● **STATED EXERCISE**:
Using the listing below, extract each line that has the word "matplotlib" in it.

■ ■ ■ ■ ■ ■ ■

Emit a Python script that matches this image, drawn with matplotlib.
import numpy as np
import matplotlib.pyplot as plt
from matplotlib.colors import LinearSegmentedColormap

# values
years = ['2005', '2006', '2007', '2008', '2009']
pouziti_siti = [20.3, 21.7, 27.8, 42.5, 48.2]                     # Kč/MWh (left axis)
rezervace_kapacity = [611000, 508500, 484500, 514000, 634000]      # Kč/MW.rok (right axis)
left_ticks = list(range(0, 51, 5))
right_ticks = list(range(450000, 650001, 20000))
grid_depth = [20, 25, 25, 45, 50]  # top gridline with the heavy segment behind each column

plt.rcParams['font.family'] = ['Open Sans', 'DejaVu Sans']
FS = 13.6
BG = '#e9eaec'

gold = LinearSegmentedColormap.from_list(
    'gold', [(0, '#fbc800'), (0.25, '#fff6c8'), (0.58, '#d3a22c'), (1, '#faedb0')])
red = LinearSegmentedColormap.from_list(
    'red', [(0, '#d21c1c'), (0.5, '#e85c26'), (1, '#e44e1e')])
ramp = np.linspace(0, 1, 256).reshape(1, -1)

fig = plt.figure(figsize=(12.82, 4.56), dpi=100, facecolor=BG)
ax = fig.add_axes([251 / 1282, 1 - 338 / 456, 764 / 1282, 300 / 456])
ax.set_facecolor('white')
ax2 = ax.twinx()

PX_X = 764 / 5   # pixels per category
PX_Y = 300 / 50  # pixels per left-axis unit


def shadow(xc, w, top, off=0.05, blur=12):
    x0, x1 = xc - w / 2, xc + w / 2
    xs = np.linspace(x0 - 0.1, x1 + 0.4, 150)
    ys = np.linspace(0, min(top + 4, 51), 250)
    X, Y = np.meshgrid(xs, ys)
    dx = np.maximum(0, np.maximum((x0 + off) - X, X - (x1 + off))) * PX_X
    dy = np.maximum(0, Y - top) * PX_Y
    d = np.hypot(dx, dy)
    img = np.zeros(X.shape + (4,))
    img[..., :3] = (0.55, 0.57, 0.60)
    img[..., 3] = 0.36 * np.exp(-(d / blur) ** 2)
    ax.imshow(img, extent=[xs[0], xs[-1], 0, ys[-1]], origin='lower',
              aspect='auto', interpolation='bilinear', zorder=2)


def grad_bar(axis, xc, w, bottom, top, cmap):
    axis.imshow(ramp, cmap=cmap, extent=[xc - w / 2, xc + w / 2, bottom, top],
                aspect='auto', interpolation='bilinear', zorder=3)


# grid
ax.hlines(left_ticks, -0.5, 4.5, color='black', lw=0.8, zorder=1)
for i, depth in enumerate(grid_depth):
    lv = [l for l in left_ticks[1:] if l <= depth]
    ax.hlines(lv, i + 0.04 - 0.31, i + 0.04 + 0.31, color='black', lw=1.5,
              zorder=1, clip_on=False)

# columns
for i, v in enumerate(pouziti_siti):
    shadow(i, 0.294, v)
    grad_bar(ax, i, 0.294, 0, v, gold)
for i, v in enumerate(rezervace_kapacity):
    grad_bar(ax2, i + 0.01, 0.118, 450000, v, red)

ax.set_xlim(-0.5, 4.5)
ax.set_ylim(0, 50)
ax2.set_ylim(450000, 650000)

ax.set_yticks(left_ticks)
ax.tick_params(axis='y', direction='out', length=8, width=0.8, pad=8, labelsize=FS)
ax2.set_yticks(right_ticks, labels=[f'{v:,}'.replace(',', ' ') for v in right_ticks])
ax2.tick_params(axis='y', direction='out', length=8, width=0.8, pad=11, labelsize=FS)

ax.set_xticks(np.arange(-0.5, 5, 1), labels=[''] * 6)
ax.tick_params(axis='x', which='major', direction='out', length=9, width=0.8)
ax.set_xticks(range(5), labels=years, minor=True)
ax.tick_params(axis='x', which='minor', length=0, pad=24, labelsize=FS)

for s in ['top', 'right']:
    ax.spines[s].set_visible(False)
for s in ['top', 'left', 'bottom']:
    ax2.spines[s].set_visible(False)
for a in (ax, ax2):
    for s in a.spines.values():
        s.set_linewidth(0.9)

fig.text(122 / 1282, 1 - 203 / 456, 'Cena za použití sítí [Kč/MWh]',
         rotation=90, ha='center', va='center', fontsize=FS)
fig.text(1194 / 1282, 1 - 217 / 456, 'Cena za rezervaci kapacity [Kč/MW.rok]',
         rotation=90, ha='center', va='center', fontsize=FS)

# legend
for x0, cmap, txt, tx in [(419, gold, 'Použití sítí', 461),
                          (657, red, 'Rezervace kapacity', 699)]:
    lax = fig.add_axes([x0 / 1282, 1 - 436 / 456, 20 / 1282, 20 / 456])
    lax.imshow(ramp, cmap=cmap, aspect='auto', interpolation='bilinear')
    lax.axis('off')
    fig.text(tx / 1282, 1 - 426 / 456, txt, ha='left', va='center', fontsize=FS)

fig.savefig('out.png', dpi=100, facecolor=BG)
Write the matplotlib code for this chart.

■ ■ ■ ■ ■ ■ ■

● **TASK OUTPUT**:
Emit a Python script that matches this image, drawn with matplotlib.
import matplotlib.pyplot as plt
from matplotlib.colors import LinearSegmentedColormap
Write the matplotlib code for this chart.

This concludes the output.